Topic
Home / Berita / Internasional / Asia / Qatar Menang di Tengah Pemboikotan

Qatar Menang di Tengah Pemboikotan

Amir Qatar Syekh Tamim bin Hamad bin Khalifa al-Tsani (alresalah.ps)

dakwatuna.com – Doha. Media massa gencar mewartakan penarikan negara-negara pemboikot Qatar atas draft tuntutan yang harusnya dipenuhi oleh Qatar. Pemberitaan ini telah mendapat respon yang beragam di jagat media sosial.
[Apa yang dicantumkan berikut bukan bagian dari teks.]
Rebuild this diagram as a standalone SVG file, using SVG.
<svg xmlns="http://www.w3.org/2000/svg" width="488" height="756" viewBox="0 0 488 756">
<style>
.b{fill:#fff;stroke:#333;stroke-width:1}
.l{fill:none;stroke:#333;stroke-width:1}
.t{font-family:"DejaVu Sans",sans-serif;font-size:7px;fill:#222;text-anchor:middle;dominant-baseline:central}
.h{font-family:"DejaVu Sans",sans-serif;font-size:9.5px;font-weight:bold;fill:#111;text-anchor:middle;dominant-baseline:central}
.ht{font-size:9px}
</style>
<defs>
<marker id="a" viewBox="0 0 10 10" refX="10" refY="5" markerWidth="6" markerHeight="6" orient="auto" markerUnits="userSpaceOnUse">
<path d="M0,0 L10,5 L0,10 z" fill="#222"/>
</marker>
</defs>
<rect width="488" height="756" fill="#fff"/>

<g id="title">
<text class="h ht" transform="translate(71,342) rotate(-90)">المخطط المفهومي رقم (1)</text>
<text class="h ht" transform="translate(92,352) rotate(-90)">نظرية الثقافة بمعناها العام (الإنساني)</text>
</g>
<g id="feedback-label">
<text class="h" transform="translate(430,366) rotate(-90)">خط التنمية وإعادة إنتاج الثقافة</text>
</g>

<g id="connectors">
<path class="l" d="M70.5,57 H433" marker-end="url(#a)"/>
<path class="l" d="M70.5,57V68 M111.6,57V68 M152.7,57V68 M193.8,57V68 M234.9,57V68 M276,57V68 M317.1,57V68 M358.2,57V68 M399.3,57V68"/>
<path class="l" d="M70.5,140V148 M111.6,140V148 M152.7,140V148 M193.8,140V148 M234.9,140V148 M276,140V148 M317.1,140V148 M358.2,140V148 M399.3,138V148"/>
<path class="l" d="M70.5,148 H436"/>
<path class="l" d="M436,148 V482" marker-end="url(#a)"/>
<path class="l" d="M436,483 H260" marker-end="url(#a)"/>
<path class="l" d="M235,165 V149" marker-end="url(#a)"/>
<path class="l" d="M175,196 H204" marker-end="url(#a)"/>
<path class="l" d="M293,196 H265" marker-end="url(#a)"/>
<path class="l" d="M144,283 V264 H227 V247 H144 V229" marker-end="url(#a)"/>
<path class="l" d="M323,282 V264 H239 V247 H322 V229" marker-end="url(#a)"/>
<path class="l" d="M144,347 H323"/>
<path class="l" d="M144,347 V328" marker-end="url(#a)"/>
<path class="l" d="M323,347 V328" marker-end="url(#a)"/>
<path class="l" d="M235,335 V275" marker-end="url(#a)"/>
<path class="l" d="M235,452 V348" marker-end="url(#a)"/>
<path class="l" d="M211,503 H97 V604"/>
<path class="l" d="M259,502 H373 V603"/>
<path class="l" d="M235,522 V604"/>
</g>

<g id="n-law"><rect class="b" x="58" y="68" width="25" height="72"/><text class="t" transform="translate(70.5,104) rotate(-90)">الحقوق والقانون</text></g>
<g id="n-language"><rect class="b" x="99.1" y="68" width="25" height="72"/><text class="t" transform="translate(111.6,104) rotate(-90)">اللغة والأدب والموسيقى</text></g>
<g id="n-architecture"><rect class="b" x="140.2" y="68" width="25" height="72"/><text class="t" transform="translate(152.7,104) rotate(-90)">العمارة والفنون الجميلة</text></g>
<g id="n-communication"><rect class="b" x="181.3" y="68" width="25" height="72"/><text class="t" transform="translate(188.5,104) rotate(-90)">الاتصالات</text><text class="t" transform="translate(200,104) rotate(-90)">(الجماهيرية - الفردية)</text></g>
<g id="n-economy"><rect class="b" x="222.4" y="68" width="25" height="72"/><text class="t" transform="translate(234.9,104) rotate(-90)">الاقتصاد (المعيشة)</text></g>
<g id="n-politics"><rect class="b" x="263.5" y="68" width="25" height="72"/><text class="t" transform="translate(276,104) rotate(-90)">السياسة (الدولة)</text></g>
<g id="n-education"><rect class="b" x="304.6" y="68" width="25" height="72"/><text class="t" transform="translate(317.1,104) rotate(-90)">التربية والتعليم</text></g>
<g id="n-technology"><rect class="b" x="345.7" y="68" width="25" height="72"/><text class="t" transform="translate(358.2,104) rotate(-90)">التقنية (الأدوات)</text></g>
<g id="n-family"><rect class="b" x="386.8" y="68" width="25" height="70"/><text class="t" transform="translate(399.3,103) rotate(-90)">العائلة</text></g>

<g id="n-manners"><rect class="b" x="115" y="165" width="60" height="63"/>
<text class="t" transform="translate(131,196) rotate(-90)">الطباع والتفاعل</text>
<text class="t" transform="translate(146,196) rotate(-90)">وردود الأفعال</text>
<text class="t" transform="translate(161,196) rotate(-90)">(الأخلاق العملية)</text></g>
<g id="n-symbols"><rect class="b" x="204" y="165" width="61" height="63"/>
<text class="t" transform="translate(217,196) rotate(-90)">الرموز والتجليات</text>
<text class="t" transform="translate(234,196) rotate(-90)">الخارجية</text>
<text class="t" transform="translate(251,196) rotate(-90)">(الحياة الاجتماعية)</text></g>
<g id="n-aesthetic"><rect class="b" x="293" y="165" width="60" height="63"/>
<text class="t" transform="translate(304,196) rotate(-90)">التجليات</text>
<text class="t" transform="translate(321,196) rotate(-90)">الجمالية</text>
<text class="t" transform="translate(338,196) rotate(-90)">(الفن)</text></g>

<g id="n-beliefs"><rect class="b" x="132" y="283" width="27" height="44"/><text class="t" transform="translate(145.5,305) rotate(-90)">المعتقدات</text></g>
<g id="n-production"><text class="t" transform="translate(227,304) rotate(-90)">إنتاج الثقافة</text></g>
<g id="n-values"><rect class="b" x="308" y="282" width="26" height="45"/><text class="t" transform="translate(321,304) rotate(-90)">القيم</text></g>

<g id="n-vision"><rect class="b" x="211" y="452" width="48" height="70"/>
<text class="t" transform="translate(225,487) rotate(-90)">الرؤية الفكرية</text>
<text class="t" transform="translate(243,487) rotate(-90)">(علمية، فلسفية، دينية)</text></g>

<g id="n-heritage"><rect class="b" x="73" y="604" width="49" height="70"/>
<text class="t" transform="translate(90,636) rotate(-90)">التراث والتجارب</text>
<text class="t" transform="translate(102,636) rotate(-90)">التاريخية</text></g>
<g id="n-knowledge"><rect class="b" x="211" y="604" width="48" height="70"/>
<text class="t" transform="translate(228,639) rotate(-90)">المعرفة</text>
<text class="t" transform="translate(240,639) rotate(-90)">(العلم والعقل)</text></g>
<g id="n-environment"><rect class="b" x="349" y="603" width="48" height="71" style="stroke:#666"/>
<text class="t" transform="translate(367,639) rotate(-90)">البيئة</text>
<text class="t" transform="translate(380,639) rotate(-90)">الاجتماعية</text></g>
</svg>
Sebelumnya, pada Rabu (19/07), BBC News memuat laporan terkait penarikan negara-negara pemboikot terhadap 13 tuntutannya. Sebagai ganti, mereka mengajukan draft yang disebut ‘6 Prinsip’ yang diharapkan dapat dipenuhi Qatar.

6 Prinsip itu, sebagaimana diumumkan para diplomat Arab Saudi, UEA, Bahrain dan Mesir di PBB, mencakup “Komitmen untuk memerangi terorisme dan ekstrimisme, serta mengakhiri tindakan provokatif dan inflamasi.”

Pihak Qatar sejauh ini belum menanggapi manuver negara-negara pemboikotnya tersebut. Namun begitu, jagat media sosial telah dipenuhi dengan postingan solidaritas dengan Qatar. Jagat media sosial juga menolak 6 Prinsip yang diajukan dengan meluncurkan tagar “#Sihir_berbalik_melawan_penyirih dan #Qatar_menang_secara_politik.”

Manuver negara-negara pemboikot Qatar bersamaan dengan laporan tahunan Kemenlu AS. Laporan tersebut mengungkapkan kerjasama antara Doha dan Washington dalam memerangi terorisme. Serta dengan laporan dari Washington Post, yang bersumber dari pejabat intelijen AS, yang menyebut Uni Emirat Arab (UEA) bertanggungjawab atas peretasan terhadap situs kantor berita Qatar (QNA).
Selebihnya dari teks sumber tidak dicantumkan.